Fernández Díaz, aunque soñara serlo, no tiene nada de Olivares. Y el tal Daniel Alfonso no tiene nada que ver, que sepamos, con Quevedo. En pleno siglo XVII, mientras el rey Felipe IV se solazaba en sus cacerías y Velázquez pintaba cuadros memorables, el valido de la época (una especie de primer ministro, pero sin serlo, porque era puesto a dedo por el rey, y tenía poderes amplísimos en materia de gobierno) era el Conde-Duque de Olivares.
Desde el primer día de su valimiento (palabra que designa el período en el que se desarrollaba un mandato del valido) se encontró con un país en ruinas y una potencia mundial seriamente cuestionada por todos los frentes. Olivares lo intentó como pudo, pero Felipe IV no tuvo otra alternativa que despedirle. Abandonó Madrid el 23 de enero de 1643. Poco después (19 de mayo de 1643), los tercios fueron derrotados en Rocroi. Terminaba la hegemonía de la infantería española en Europa.

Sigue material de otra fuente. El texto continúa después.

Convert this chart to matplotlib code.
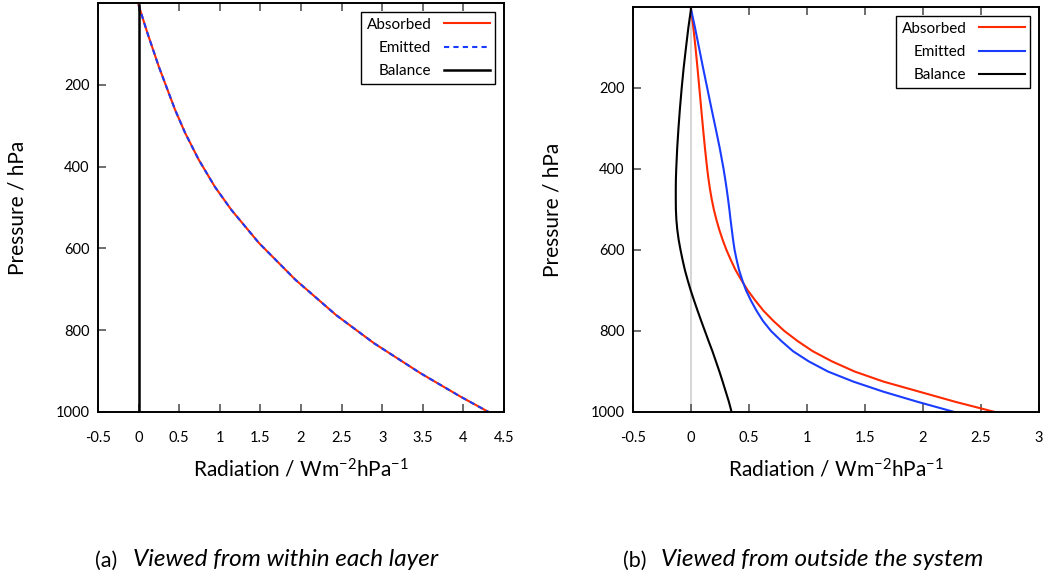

Quevedo, un hombre del poder, pero del poder rival de Olivares, se esforzó durante el valimiento en deteriorar la imagen del valido. En La isla de los monopantos, territorio gobernado por Pragas Chincollos, satirizaba a Olivares. El gobernante de Monopantos lleva el anagrama de un antepasado converso del valido: Gaspar Conchillos. Según Quevedo existía una conspiración del valido con los judeoconversos portugueses para extraer la riqueza del país en su propio beneficio. Una versión conspiratoria de lo que realmente era una campaña de acoso y derribo que continuaría con la gigantesca maquinaria puesta en marcha para poner ante los tribunales de la Inquisición a los cripto-judíos.
 Eran tiempos duros. En los años 1650 Cromwell llegaba al poder en Inglaterra y con él su versión ultra-puritana del calvinismo. Prohibió hasta los cánticos en las calles, salvo los litúrgicos. Ya sabemos cómo le fue a Carlos I. ¿Y para qué recordar cómo se las vieron los irlandeses?

Lo de la actual conspiración poco tiene que ver con esto. Los grandes conspiradores, esos políticos catalanes empeñados en destruir a su propio pueblo embarcándolo en la aventura independentista, acusando de conspiración al ministro de Madrid. No pensaron bien antes de colocar a Daniel de Alfonso; si hubieran colocado a un sabueso dócil y de su cuerda, una especie de Mónica Terribas judicial, mejor les habría ido. Y el ministro conspirando. Y lo que es peor, si enterarse que le graban. Estas cosas no pasan en Corea del Norte, ese país tan delirante que tiene como embajador a un tal Cao de Benós y considera que el mundo conspira contra su régimen.

En Los Ruices, a 22 de junio de 2016.